Threaded through mine are various subplots, including the one which explains why I have enough books to even think about writing a history of education (mostly schooling…mostly European and American industrialism-and-beyond schooling…). It’s a pretty interesting subplot, if I do say so myself, filled with existential crisis and paradigm shifts and lots of subversion. It’s really barely a subplot, if I’m honest. I never forget it’s there. Tonight, though, I rediscovered a subplot I had forgotten about: the one where I almost survive getting educated without it beating the beauty out of my writing. Without it beating the love of writing out of me. Without it beating the idea that I could write things worth reading (even without statistics!) into particles of dust that blew out of my dreams on the wake of a beetle wing. Which is to say, nearly without me noticing.

I don’t really want to answer How did you get here tonight. And I don’t want to get into the kinds of unschooling adults involved with ALCs go through…it’s nearly midnight and my eyes hurt from hours of Google Docs and website gazing.
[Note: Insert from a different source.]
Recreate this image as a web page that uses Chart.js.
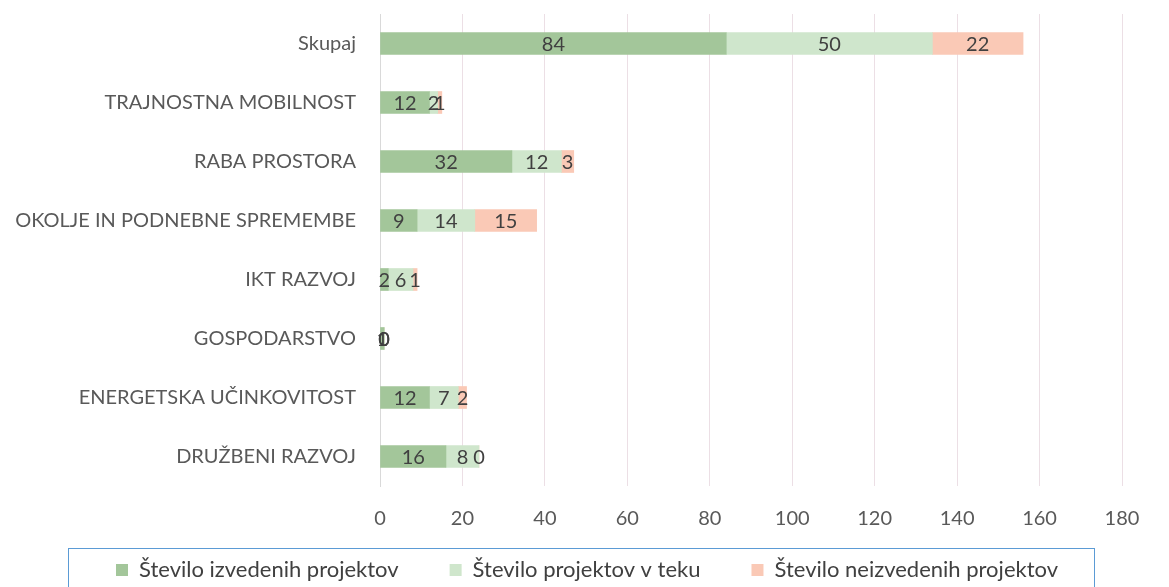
<!DOCTYPE html>
<html>
<head>
<meta charset="utf-8">
<script src="https://cdn.jsdelivr.net/npm/chart.js@4.4.1/dist/chart.umd.min.js"></script>
<style>
  html, body { margin: 0; padding: 0; background: #fff; }
  #wrap { width: 1169px; height: 587px; }
</style>
</head>
<body>
<div id="wrap"><canvas id="chart"></canvas></div>
<script>
const categories = [
    "Skupaj",
    "TRAJNOSTNA MOBILNOST",
    "RABA PROSTORA",
    "OKOLJE IN PODNEBNE SPREMEMBE",
    "IKT RAZVOJ",
    "GOSPODARSTVO",
    "ENERGETSKA UČINKOVITOST",
    "DRUŽBENI RAZVOJ"
];
const izvedeni = [84, 12, 32, 9, 2, 1, 12, 16];
const vTeku = [50, 2, 12, 14, 6, 0, 7, 8];
const neizvedeni = [22, 1, 3, 15, 1, 0, 2, 0];
const xTicks = [0, 20, 40, 60, 80, 100, 120, 140, 160, 180];

const FONT = "Lato, 'Open Sans', sans-serif";

// value labels in the middle of each bar segment
const valueLabels = {
    id: "valueLabels",
    afterDatasetsDraw(chart) {
        const ctx = chart.ctx;
        ctx.save();
        ctx.font = "20px " + FONT;
        ctx.fillStyle = "#404040";
        ctx.textAlign = "center";
        ctx.textBaseline = "middle";
        chart.data.datasets.forEach((ds, i) => {
            const meta = chart.getDatasetMeta(i);
            meta.data.forEach((bar, j) => {
                const mid = (bar.x + bar.base) / 2;
                ctx.fillText(String(ds.data[j]), mid, bar.y + 1);
            });
        });
        ctx.restore();
    }
};

// thin frame around the legend, like the original
const legendFrame = {
    id: "legendFrame",
    afterLayout(chart) {
        // pull the wide-spaced legend up under the axis and a bit to the right
        const lg = chart.legend;
        if (lg) {
            lg.left += 26;
            lg.right += 26;
            lg.top -= 23;
            lg.bottom -= 23;
        }
    },
    afterDraw(chart) {
        const lg = chart.legend;
        if (!lg) return;
        const ctx = chart.ctx;
        const y = lg.top + lg.options.labels.padding - 11;
        ctx.save();
        ctx.strokeStyle = "#5b9bd5";
        ctx.lineWidth = 1;
        ctx.strokeRect(68.5, Math.round(y) + 0.5, 1026, 60);
        ctx.restore();
    }
};

new Chart(document.getElementById("chart"), {
    type: "bar",
    data: {
        labels: categories,
        datasets: [
            { label: "Število izvedenih projektov", data: izvedeni, backgroundColor: "#a3c69a" },
            { label: "Število projektov v teku", data: vTeku, backgroundColor: "#cfe6cc" },
            { label: "Število neizvedenih projektov", data: neizvedeni, backgroundColor: "#fac9b6" }
        ]
    },
    options: {
        indexAxis: "y",
        responsive: true,
        maintainAspectRatio: false,
        animation: false,
        datasets: { bar: { barThickness: 22 } },
        layout: { padding: { left: 0, right: 47, top: 14, bottom: -27 } },
        plugins: {
            tooltip: { enabled: false },
            legend: {
                position: "bottom",
                labels: {
                    font: { family: FONT, size: 22 },
                    color: "#404040",
                    boxWidth: 12,
                    boxHeight: 12,
                    padding: 51
                }
            }
        },
        scales: {
            x: {
                stacked: true,
                min: 0,
                max: 180,
                afterBuildTicks: (axis) => { axis.ticks = xTicks.map(v => ({ value: v })); },
                afterFit: (axis) => { axis.height = 45; },
                grid: { color: "#ecdfe5", drawTicks: false },
                border: { display: false },
                ticks: { font: { family: FONT, size: 20 }, color: "#595959", padding: 21 }
            },
            y: {
                stacked: true,
                afterFit: (axis) => { axis.width = 380; },
                grid: { display: true, drawOnChartArea: false, drawTicks: true, tickLength: 24, color: "rgba(0,0,0,0)" },
                border: { display: true, color: "#d9d9d9" },
                ticks: { font: { family: FONT, size: 20 }, color: "#595959", padding: 0 }
            }
        }
    },
    plugins: [valueLabels, legendFrame]
});
</script>
</body>
</html>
What I do want to do (and I’m almost done) is to acknowledge–we talk about “unschoolers” and we mean kids doing not-school. They’re building. They’re creating. They’re moving forward. But mostly they’re not having to un-anything, because they haven’t been schooled. It’s us who have the work of unschooling ourselves, the task of deconstructing while we’re inventing and building on the same patches of ground. I see lots of us doing it–parents, ALFs, college kids who come in to intern, slightly-older-than-college kids who come into volunteer–I see you. And you’re amazing. And it’s so hard sometimes. And it’s so scary sometimes. And it’s so magical so often.

I want to acknowledge you. And us. Because I tend to keep my messier processings tucked behind my right ear or slipped between my shoulder blades…but…sometimes one falls out and I want to shine a light on it. I want to cry out “Hey! Look at this dull, useless, ugly story! I’ve been trying to edit it into something worthwhile, but it might be beyond saving. Only problem is, once I scrap it, I have to write a new one…not just edit, but write.”

We’ll laugh. You’ll reassure me I get to use lots of semi-colons, parentheses, and lists. And I’ll happily go back to finishing that Starter Kit chapter, as if I weren’t just remembering what it feels like to write with conviction(.)